US citizen detained while performing Umrah

Salem of Yemeni origin was taken into custody after getting into a dispute with security officials, says family


AFP November 13, 2022
Suspects detained during a Ramadan crackdown in Makkah. PHOTO: AFP

A US citizen has been detained in Saudi Arabia after getting into a dispute with security officials while performing the Umrah pilgrimage, a family spokesperson told AFP on Sunday.

Mohamad Salem was taken into custody on November 1 and has been transferred to a maximum-security facility typically used for high-profile political prisoners and suspected terrorists, Abdallah Moughni said by phone from the US state of Michigan, where Salem lives.

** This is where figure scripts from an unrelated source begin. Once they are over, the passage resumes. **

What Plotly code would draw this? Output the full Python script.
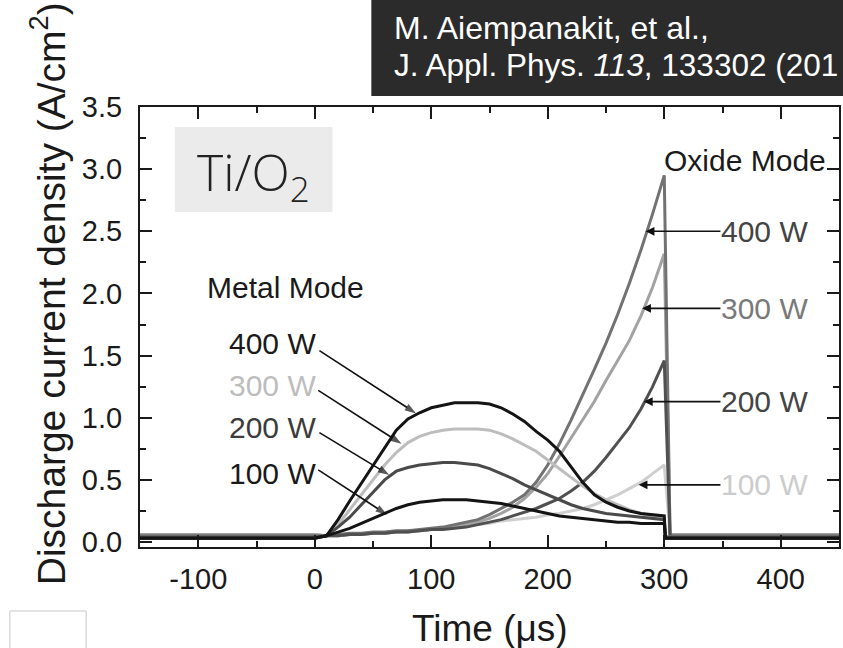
import plotly.graph_objects as go

# ---------------- data ----------------
time_main = [-150, -100, -50, 0, 10, 20, 30, 40, 50, 60, 70, 80, 90, 100, 110, 120,
             130, 140, 150, 160, 170, 180, 190, 200, 210, 220, 230, 240, 250, 260,
             270, 280, 290, 300]
time_metal_tail = [301, 350, 400, 450]
time_oxide_tail = [305, 350, 400, 450]

metal_400 = [0.03, 0.03, 0.03, 0.03, 0.05, 0.18, 0.33, 0.47, 0.61, 0.75, 0.90, 0.99, 1.04, 1.08,
             1.10, 1.12, 1.12, 1.12, 1.11, 1.08, 1.03, 0.97, 0.89, 0.82, 0.73, 0.60, 0.48,
             0.38, 0.32, 0.28, 0.25, 0.23, 0.22, 0.21]
metal_300 = [0.04, 0.04, 0.04, 0.04, 0.05, 0.14, 0.26, 0.38, 0.50, 0.62, 0.72, 0.80, 0.85, 0.88,
             0.90, 0.91, 0.91, 0.91, 0.90, 0.87, 0.83, 0.78, 0.73, 0.66, 0.59, 0.52, 0.45,
             0.39, 0.34, 0.30, 0.26, 0.23, 0.21, 0.19]
metal_200 = [0.04, 0.04, 0.04, 0.04, 0.05, 0.12, 0.20, 0.30, 0.40, 0.50, 0.57, 0.60, 0.62, 0.63,
             0.64, 0.64, 0.63, 0.62, 0.59, 0.55, 0.51, 0.46, 0.42, 0.38, 0.34, 0.30, 0.27,
             0.25, 0.23, 0.22, 0.21, 0.20, 0.19, 0.18]
metal_100 = [0.03, 0.03, 0.03, 0.03, 0.05, 0.08, 0.11, 0.15, 0.19, 0.23, 0.27, 0.30, 0.32, 0.33,
             0.34, 0.34, 0.34, 0.33, 0.32, 0.31, 0.29, 0.27, 0.25, 0.23, 0.21, 0.20, 0.19,
             0.18, 0.17, 0.16, 0.16, 0.15, 0.15, 0.15]
metal_tail = {"400": [0.03, 0.03, 0.03, 0.03], "300": [0.04, 0.04, 0.04, 0.04],
              "200": [0.04, 0.04, 0.04, 0.04], "100": [0.03, 0.03, 0.03, 0.03]}

oxide_400 = [0.05, 0.05, 0.05, 0.05, 0.05, 0.06, 0.07, 0.07, 0.08, 0.08, 0.09, 0.09, 0.10, 0.11,
             0.12, 0.14, 0.16, 0.18, 0.22, 0.27, 0.32, 0.38, 0.48, 0.62, 0.79, 0.98, 1.18,
             1.39, 1.60, 1.83, 2.08, 2.35, 2.64, 2.95]
oxide_300 = [0.06, 0.06, 0.06, 0.06, 0.05, 0.05, 0.06, 0.06, 0.07, 0.07, 0.08, 0.08, 0.09, 0.10,
             0.11, 0.12, 0.14, 0.16, 0.19, 0.23, 0.28, 0.35, 0.44, 0.55, 0.69, 0.84, 0.98,
             1.13, 1.30, 1.46, 1.62, 1.82, 2.05, 2.32]
oxide_200 = [0.04, 0.04, 0.04, 0.04, 0.05, 0.05, 0.06, 0.06, 0.07, 0.07, 0.08, 0.08, 0.09, 0.10,
             0.10, 0.11, 0.12, 0.14, 0.16, 0.18, 0.21, 0.24, 0.27, 0.31, 0.35, 0.41, 0.48,
             0.57, 0.68, 0.80, 0.92, 1.07, 1.25, 1.46]
oxide_100 = [0.06, 0.06, 0.06, 0.06, 0.05, 0.05, 0.06, 0.06, 0.07, 0.07, 0.08, 0.09, 0.09, 0.10,
             0.11, 0.12, 0.13, 0.14, 0.15, 0.17, 0.18, 0.19, 0.20, 0.22, 0.23, 0.25, 0.27,
             0.30, 0.34, 0.38, 0.43, 0.48, 0.55, 0.62]
oxide_tail = {"400": [0.05, 0.05, 0.05, 0.05], "300": [0.06, 0.06, 0.06, 0.06],
              "200": [0.04, 0.04, 0.04, 0.04], "100": [0.06, 0.06, 0.06, 0.06]}

x_tick_vals = [-100, 0, 100, 200, 300, 400]
x_tick_text = ["-100", "0", "100", "200", "300", "400"]
y_tick_vals = [0.0, 0.5, 1.0, 1.5, 2.0, 2.5, 3.0, 3.5]
y_tick_text = ["0.0", "0.5", "1.0", "1.5", "2.0", "2.5", "3.0", "3.5"]

power_labels = ["400 W", "300 W", "200 W", "100 W"]

# ---------------- figure ----------------
W, H = 843, 648
ML, MR, MT, MB = 140, 2, 107, 101
PW, PH = W - ML - MR, H - MT - MB


def px_x(p):
    return (p - ML) / PW


def px_y(p):
    return (H - MB - p) / PH


fig = go.Figure()

series = [
    (time_main + time_oxide_tail, oxide_100 + oxide_tail["100"], "#cfcfcf"),
    (time_main + time_oxide_tail, oxide_300 + oxide_tail["300"], "#a2a2a2"),
    (time_main + time_oxide_tail, oxide_400 + oxide_tail["400"], "#727272"),
    (time_main + time_oxide_tail, oxide_200 + oxide_tail["200"], "#505050"),
    (time_main + time_metal_tail, metal_300 + metal_tail["300"], "#bdbdbd"),
    (time_main + time_metal_tail, metal_200 + metal_tail["200"], "#4a4a4a"),
    (time_main + time_metal_tail, metal_100 + metal_tail["100"], "#141414"),
    (time_main + time_metal_tail, metal_400 + metal_tail["400"], "#141414"),
]
for xs, ys, col in series:
    fig.add_trace(go.Scatter(x=xs, y=ys, mode="lines",
                             line=dict(color=col, width=3),
                             showlegend=False, hoverinfo="skip"))

FONT = "Liberation Sans, Arial, sans-serif"
LBL = 30
ann = []

# Metal mode labels and leader arrows (arrows drawn as tiny line traces with arrow markers)
ann.append(dict(x=-25, y=2.05, xref="x", yref="y", text="Metal Mode", showarrow=False,
                font=dict(family=FONT, size=LBL, color="#1a1a1a")))
left_lab_y = [1.60, 1.26, 0.92, 0.55]
left_lab_col = ["#1a1a1a", "#bdbdbd", "#3c3c3c", "#1a1a1a"]
left_tail = [(4, 1.54), (3, 1.22), (4, 0.88), (3, 0.58)]
left_tip = [(87, 1.035), (74.5, 0.79), (64, 0.54), (62, 0.22)]
for lab, yy, col, (tx, ty), (hx, hy) in zip(power_labels, left_lab_y, left_lab_col, left_tail, left_tip):
    ann.append(dict(x=3, y=yy, xref="x", yref="y", text=lab, showarrow=False,
                    xanchor="right", yanchor="middle",
                    font=dict(family=FONT, size=LBL, color=col)))
    fig.add_trace(go.Scatter(x=[tx, hx], y=[ty, hy], mode="lines+markers",
                             line=dict(color="#111111", width=1.6),
                             marker=dict(symbol=["circle", "arrow"], size=[0, 12],
                                         angleref="previous", color="#111111",
                                         line=dict(width=0)),
                             showlegend=False, hoverinfo="skip"))

# Oxide mode labels with arrows
ann.append(dict(x=298, y=3.07, xref="x", yref="y", text="Oxide Mode", showarrow=False,
                xanchor="left", yanchor="middle",
                font=dict(family=FONT, size=LBL, color="#1a1a1a")))
right_lab_y = [2.50, 1.88, 1.13, 0.46]
right_lab_col = ["#444444", "#7a7a7a", "#444444", "#cccccc"]
right_tip_x = [284, 281, 282.5, 278]
for lab, yy, col, hx in zip(power_labels, right_lab_y, right_lab_col, right_tip_x):
    ann.append(dict(x=hx, y=yy, ax=386, ay=yy, xref="x", yref="y", axref="x", ayref="y",
                    text=lab, showarrow=True, arrowhead=2, arrowsize=1.1, arrowwidth=1.6,
                    arrowcolor="#111111", standoff=0, borderpad=0,
                    font=dict(family=FONT, size=LBL, color=col)))

# axis titles
ann.append(dict(x=0.5, y=px_y(628), xref="paper", yref="paper", text="Time (\u03bcs)",
                showarrow=False, xanchor="center", yanchor="middle",
                font=dict(family=FONT, size=37, color="#1a1a1a")))
ann.append(dict(x=px_x(47), y=px_y(294), xref="paper", yref="paper",
                text="Discharge current density (A/cm<sup>2</sup>)", textangle=-90,
                showarrow=False, xanchor="center", yanchor="middle",
                font=dict(family=FONT, size=39, color="#1a1a1a")))

# Ti/O2 label box
ann.append(dict(x=px_x(254), y=px_y(175), xref="paper", yref="paper",
                text="Ti/O<sub>2</sub>", showarrow=False, xanchor="center", yanchor="middle",
                font=dict(family="Open Sans, sans-serif", size=50, color="#222222", weight=300)))

# citation (the reference shows it cropped by the image edge after "(201")
ann.append(dict(x=px_x(393), y=px_y(28), xref="paper", yref="paper",
                text="M. Aiempanakit, et al.,", showarrow=False, xanchor="left", yanchor="middle",
                font=dict(family=FONT, size=32, color="#ffffff")))
ann.append(dict(x=px_x(393), y=px_y(65), xref="paper", yref="paper",
                text="J. Appl. Phys. <i>113</i>, 133302 (201", showarrow=False,
                xanchor="left", yanchor="middle",
                font=dict(family=FONT, size=31.5, color="#ffffff")))

shapes = [
    dict(type="rect", xref="paper", yref="paper", x0=px_x(372), x1=px_x(850),
         y0=px_y(96), y1=px_y(-5), fillcolor="#2b2b2b", line=dict(width=0), layer="above"),
    dict(type="rect", xref="paper", yref="paper", x0=px_x(175), x1=px_x(333),
         y0=px_y(212), y1=px_y(127), fillcolor="#ebebeb", line=dict(width=0), layer="above"),
    dict(type="rect", xref="paper", yref="paper", x0=px_x(9.5), x1=px_x(86),
         y0=px_y(660), y1=px_y(611), fillcolor="rgba(0,0,0,0)",
         line=dict(width=1, color="#c8c8c8")),
]

axis_common = dict(showline=True, linewidth=2, linecolor="#1a1a1a", mirror="ticks",
                   ticks="inside", ticklen=12, tickwidth=2, tickcolor="#1a1a1a",
                   showgrid=False, zeroline=False,
                   tickfont=dict(family=FONT, size=29, color="#1a1a1a"))

fig.update_layout(
    width=W, height=H, autosize=False,
    margin=dict(l=ML, r=MR, t=MT, b=MB, pad=0),
    paper_bgcolor="white", plot_bgcolor="white",
    xaxis=dict(range=[-150, 450], tickmode="array", tickvals=x_tick_vals, ticktext=x_tick_text,
               minor=dict(dtick=50, ticks="inside", ticklen=6, tickwidth=2, tickcolor="#1a1a1a"),
               ticklabelstandoff=5, **axis_common),
    yaxis=dict(range=[-0.04, 3.5], tickmode="array", tickvals=y_tick_vals, ticktext=y_tick_text,
               minor=dict(dtick=0.25, tick0=0, ticks="inside", ticklen=6, tickwidth=2,
                          tickcolor="#1a1a1a"),
               ticklabelstandoff=10, **axis_common),
    annotations=ann,
    shapes=shapes,
)

fig.write_html("out.html")
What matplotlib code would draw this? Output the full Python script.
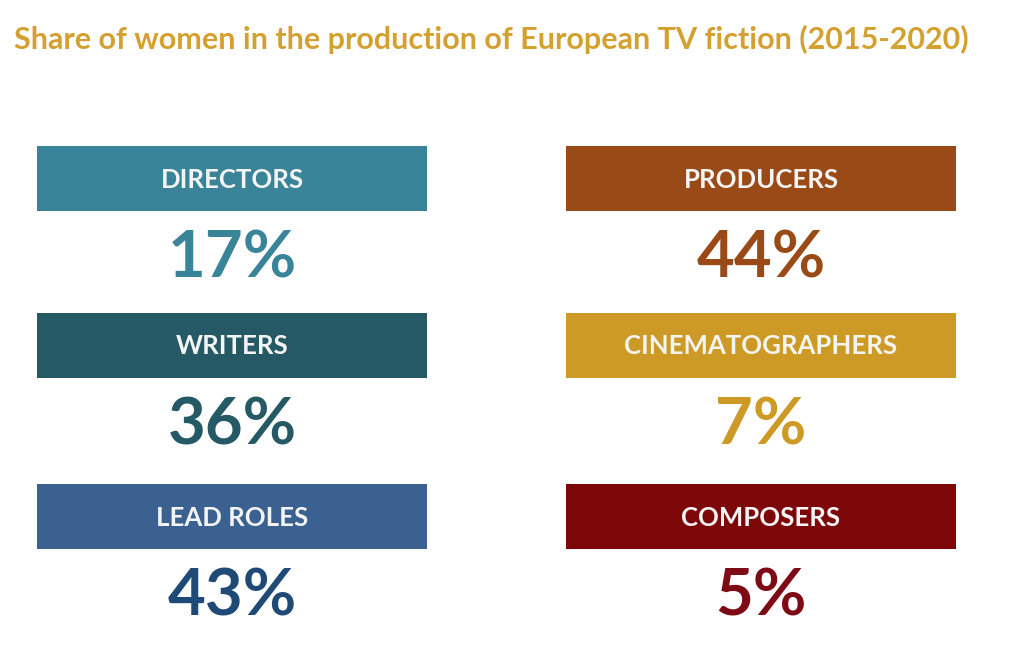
import matplotlib.pyplot as plt
from matplotlib.patches import Rectangle

# data
title = "Share of women in the production of European TV fiction (2015-2020)"
roles = ["DIRECTORS", "PRODUCERS", "WRITERS", "CINEMATOGRAPHERS", "LEAD ROLES", "COMPOSERS"]
shares = [17, 44, 36, 7, 43, 5]
box_colors = ["#3a8499", "#9a4a17", "#245965", "#cc9a25", "#3a6190", "#7d0609"]
value_colors = ["#3a8499", "#9a4a17", "#245965", "#cc9a25", "#1f4a76", "#7d0a14"]

plt.rcParams['font.family'] = ['Lato', 'DejaVu Sans']

fig = plt.figure(figsize=(10.3, 6.64), dpi=100)
ax = fig.add_axes([0, 0, 1, 1])
ax.set_xlim(0, 1030)
ax.set_ylim(664, 0)
ax.axis('off')

ax.text(14, 39, title, color="#d4a030", fontsize=22, fontweight='bold', va='center', ha='left')

# layout in pixels: two columns, three rows
col_x = [232, 761]
row_top = [146, 313, 484]
box_w, box_h = 390, 65
value_gap = 48

for i, (role, share) in enumerate(zip(roles, shares)):
    cx = col_x[i % 2]
    top = row_top[i // 2]
    ax.add_patch(Rectangle((cx - box_w / 2, top), box_w, box_h,
                           facecolor=box_colors[i], edgecolor='none'))
    ax.text(cx, top + box_h / 2 + 1, role, color='#f4f4f4', fontsize=18.5,
            fontweight='bold', ha='center', va='center')
    ax.text(cx, top + box_h + value_gap, f"{share}%", color=value_colors[i],
            fontsize=47, fontweight='bold', ha='center', va='center')

fig.savefig('out.png', dpi=100)
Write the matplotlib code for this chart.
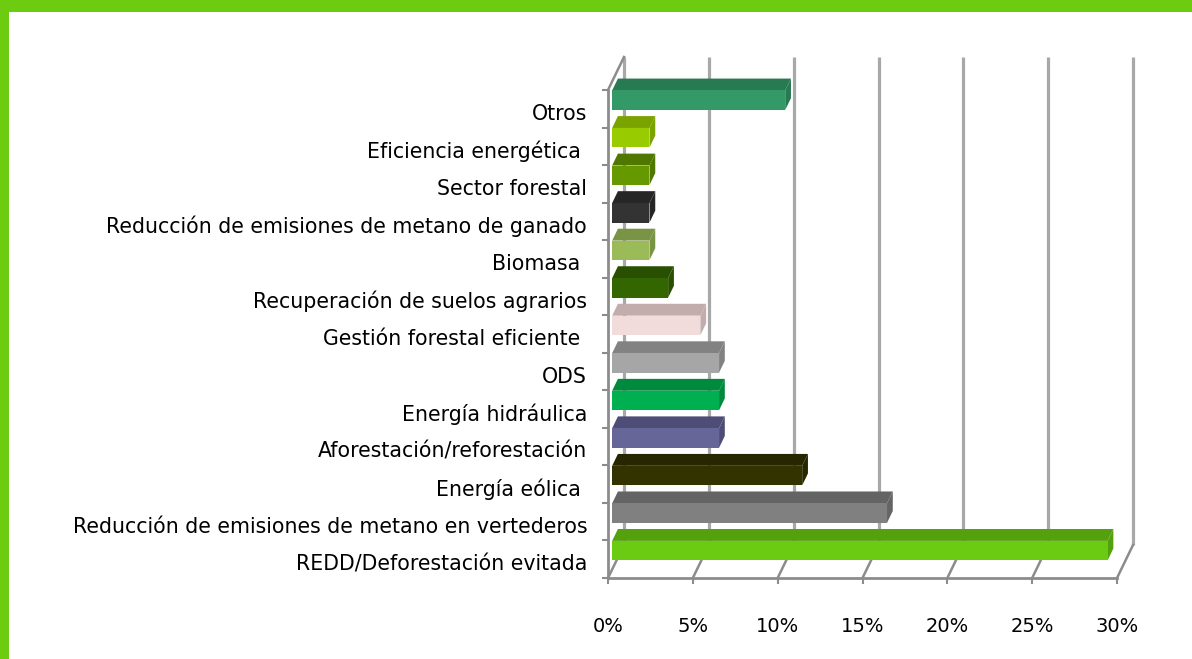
import matplotlib
matplotlib.use('Agg')
import matplotlib.pyplot as plt
from matplotlib.patches import Rectangle
from matplotlib.transforms import ScaledTranslation

# ---------------- data ----------------
categories = [
    "REDD/Deforestación evitada",
    "Reducción de emisiones de metano en vertederos",
    "Energía eólica ",
    "Aforestación/reforestación",
    "Energía hidráulica",
    "ODS",
    "Gestión forestal eficiente ",
    "Recuperación de suelos agrarios",
    "Biomasa ",
    "Reducción de emisiones de metano de ganado",
    "Sector forestal",
    "Eficiencia energética ",
    "Otros",
]
values = [29.2, 16.2, 11.2, 6.3, 6.3, 6.3, 5.2, 3.3, 2.2, 2.2, 2.2, 2.2, 10.2]
front_colors = ["#6BCB12", "#808080", "#333300", "#666699", "#00B050", "#A6A6A6",
                "#F2DCDB", "#336600", "#9BBB59", "#333333", "#669900", "#99CC00", "#339966"]
top_colors = ["#55A00D", "#646464", "#262600", "#4D4D77", "#008A3E", "#828282",
              "#C2ADAC", "#285000", "#7A9446", "#262626", "#507800", "#7AA300", "#287A52"]
xticks = [0, 5, 10, 15, 20, 25, 30]
xtick_labels = ["0%", "5%", "10%", "15%", "20%", "25%", "30%"]

# ---------------- figure ----------------
W, H = 1192, 659
fig = plt.figure(figsize=(W / 100, H / 100), dpi=100)
fig.patch.set_facecolor("white")

ax_l, ax_r, ax_b, ax_t = 608, 1117, 578, 90
ax = fig.add_axes([ax_l / W, (H - ax_b) / H, (ax_r - ax_l) / W, (ax_b - ax_t) / H])
n = len(categories)
ax.set_xlim(0, 30)
ax.set_ylim(-0.5, n - 0.5)
ax.set_facecolor("none")

# oblique depth (full depth of the 3-D box) in data units
px_x = (ax_r - ax_l) / 30.0
px_y = (ax_b - ax_t) / n
DX = 16 / px_x
DY = 33 / px_y

grid_c = "#A8A8A8"
axis_c = "#8C8C8C"

# back wall gridlines
for t in xticks:
    ax.plot([t + DX, t + DX], [-0.5 + DY, n - 0.5 + DY], color=grid_c, lw=2.3,
            clip_on=False, zorder=1, solid_capstyle="butt")
# floor diagonals
for t in xticks:
    ax.plot([t, t + DX], [-0.5, -0.5 + DY], color=axis_c, lw=1.8, clip_on=False, zorder=1)
# left wall top edge
ax.plot([0, DX], [n - 0.5, n - 0.5 + DY], color=axis_c, lw=1.8, clip_on=False, zorder=1)

# bars (pseudo 3-D)
f0, fd, h = 0.26, 0.36, 0.52
x0 = f0 * DX
for i in range(n - 1, -1, -1):
    v = values[i]
    yc = i + f0 * DY
    ytop = yc + h / 2
    ybot = yc - h / 2
    ax.fill([x0, x0 + v, x0 + v + fd * DX, x0 + fd * DX],
            [ytop, ytop, ytop + fd * DY, ytop + fd * DY],
            color=top_colors[i], lw=0, zorder=3, clip_on=False)
    ax.fill([x0 + v, x0 + v + fd * DX, x0 + v + fd * DX, x0 + v],
            [ybot, ybot + fd * DY, ytop + fd * DY, ytop],
            color=top_colors[i], lw=0, zorder=3, clip_on=False)
    ax.barh(yc, v, left=x0, height=h, color=front_colors[i], lw=0, zorder=4)

# front axes
for s in ["top", "right"]:
    ax.spines[s].set_visible(False)
for s in ["left", "bottom"]:
    ax.spines[s].set_color(axis_c)
    ax.spines[s].set_linewidth(2)
    ax.spines[s].set_zorder(5)

ax.set_xticks(xticks)
ax.set_xticklabels(xtick_labels)
ax.tick_params(axis="x", direction="out", length=4, width=1.5, color=axis_c,
               pad=24, labelsize=14, labelcolor="black")

ax.set_yticks(range(n))
ax.set_yticklabels(categories)
ax.set_yticks([k - 0.5 for k in range(n + 1)], minor=True)
ax.tick_params(axis="y", which="major", length=0, pad=15, labelsize=14.8, labelcolor="black")
ax.tick_params(axis="y", which="minor", direction="out", length=4, width=1.5, color=axis_c)

shift_down = ScaledTranslation(0, -3 / 100, fig.dpi_scale_trans)
for lab in ax.get_yticklabels():
    lab.set_fontfamily("DejaVu Sans")
    lab.set_transform(lab.get_transform() + shift_down)
for lab in ax.get_xticklabels():
    lab.set_fontfamily("DejaVu Sans")

# green frame
green = "#6DCB10"
fig.add_artist(Rectangle((0, 1 - 12 / H), 1, 12 / H, transform=fig.transFigure,
                         color=green, lw=0, zorder=10))
fig.add_artist(Rectangle((0, 0), 9 / W, 1, transform=fig.transFigure,
                         color=green, lw=0, zorder=10))

fig.savefig("out.png", dpi=100)
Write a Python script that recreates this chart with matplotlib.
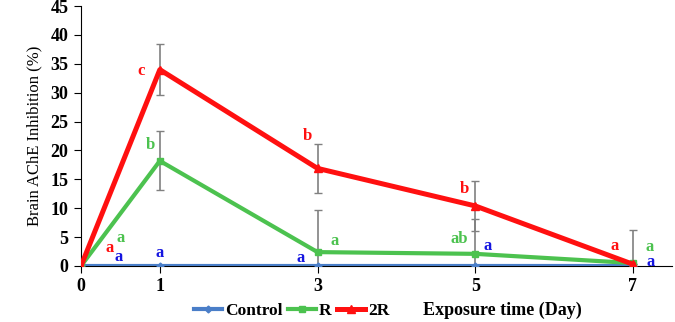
import numpy as np
import matplotlib
matplotlib.use("Agg")
import matplotlib.pyplot as plt

# data
days = [0, 1, 3, 5, 7]
control = [0, 0, 0, 0, 0]
r_vals = [0, 18.2, 2.4, 2.1, 0.5]
r_err = [0, 5.1, 7.3, 6.0, 5.7]
r2_vals = [0, 34.0, 16.9, 10.4, 0.3]
r2_err = [0, 4.4, 4.2, 4.4, 0]

# significance letters: (series, day index, letter, dx px, dy px)
letters = [
    ("2R", 0, "a", 29, 18), ("R", 0, "a", 40, 28), ("Control", 0, "a", 38, 9),
    ("2R", 1, "c", -19, -1), ("R", 1, "b", -9, 16), ("Control", 1, "a", 0, 13),
    ("2R", 2, "b", -10, 32), ("R", 2, "a", 17, 11), ("Control", 2, "a", -17, 8),
    ("2R", 3, "b", -11, 17), ("R", 3, "ab", -16, 15), ("Control", 3, "a", 12, 20),
    ("2R", 4, "a", -18, 18), ("R", 4, "a", 17, 16), ("Control", 4, "a", 18, 4),
]

line_colors = {"Control": "#4A7EC8", "R": "#4CC24F", "2R": "#FF1010"}
text_colors = {"Control": "#1515E0", "R": "#4CC24F", "2R": "#FF1010"}
values = {"Control": control, "R": r_vals, "2R": r2_vals}

plt.rcParams["font.family"] = ["Liberation Serif", "DejaVu Serif"]

fig = plt.figure(figsize=(6.75, 3.22), dpi=100)
ax = fig.add_axes([0.12, 0.174, 0.876, 0.807])

ax.errorbar(days, r2_vals, yerr=r2_err, fmt="none", ecolor="#808080",
            elinewidth=1.2, capsize=3, zorder=1)
ax.errorbar(days, r_vals, yerr=r_err, fmt="none", ecolor="#808080",
            elinewidth=1.2, capsize=3, zorder=1)

ax.plot(days, control, color=line_colors["Control"], lw=3.0, marker="D",
        ms=3.5, label="Control", zorder=3)
ax.plot(days, r_vals, color=line_colors["R"], lw=3.0, marker="s",
        ms=5, label="R", zorder=3)
ax.plot(days, r2_vals, color=line_colors["2R"], lw=3.6, marker="^",
        ms=6, label="2R", zorder=4)

for series, i, txt, dx, dy in letters:
    ax.annotate(txt, (days[i], values[series][i]), xytext=(dx, dy),
                textcoords="offset pixels", ha="center", va="center",
                color=text_colors[series], fontweight="bold", fontsize=12)

ax.set_xlim(0, 7.5)
ax.set_ylim(0, 45)
ax.set_xticks(days)
ax.set_yticks(np.arange(0, 46, 5))
ax.spines["top"].set_visible(False)
ax.spines["right"].set_visible(False)
ax.spines["left"].set_clip_on(False)
ax.tick_params(direction="out", length=5, labelsize=13, pad=4)
for lab in ax.get_xticklabels() + ax.get_yticklabels():
    lab.set_fontweight("bold")
ax.set_ylabel("Brain AChE Inhibition (%)", fontsize=12, labelpad=6)

fig.legend(loc="center", bbox_to_anchor=(0.432, 0.035), ncol=3, frameon=False,
           prop={"weight": "bold", "size": 12.5}, handlelength=1.6,
           columnspacing=0.3, handletextpad=0.2, borderpad=0.1)
fig.text(0.627, 0.035, "Exposure time (Day)", ha="left", va="center",
         fontsize=13, fontweight="bold")

fig.savefig("out.png", dpi=100)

He is one of several Americans who have recently run afoul of Saudi authorities, amid heightened tensions between the two long-time partners over global oil supply.

Salem, a 63-year-old of Yemeni origin, travelled to Saudi Arabia with two of his sons to perform the Umrah pilgrimage at the Grand Mosque in Makkah, Moughni said.

While in line, he got into a verbal altercation with security officials who separated him from his sons.

Later, two men approached him, saying they were from Libya and asking what happened.

The two men turned out to be undercover Saudi agents, and Salem was detained, Moughni said.

Saudi officials and the US embassy in Riyadh did not immediately respond to requests for comment.

Moughni said the embassy had provided Salem's family with a list of possible lawyers but so far none had agreed to take the case.

Salem's relatives do not know whether he has been charged.

Last month, the family of Saad Ibrahim Almadi, a 72-year-old US citizen of Saudi origin, said he had received a 16-year prison sentence apparently because of Twitter posts on topics including the war in Yemen and the 2018 killing of journalist Jamal Khashoggi.

This week, Carly Morris, an American woman who has publicly accused her Saudi ex-husband of trapping their daughter in the kingdom under so-called guardianship laws, was briefly detained but then released.

Moughni told AFP he hoped that political disagreements between Riyadh and Washington would not affect how Salem is treated.

The two countries have been at odds over Saudi Arabia's push to cut oil production, which the White House has said amounts to siding with Russia in the Ukraine war.

"Hopefully the citizens don't have to suffer for the words of the government," Moughni said.

"We are allies at the end of the day. And at some point there needs to be some type of benefit to being an ally."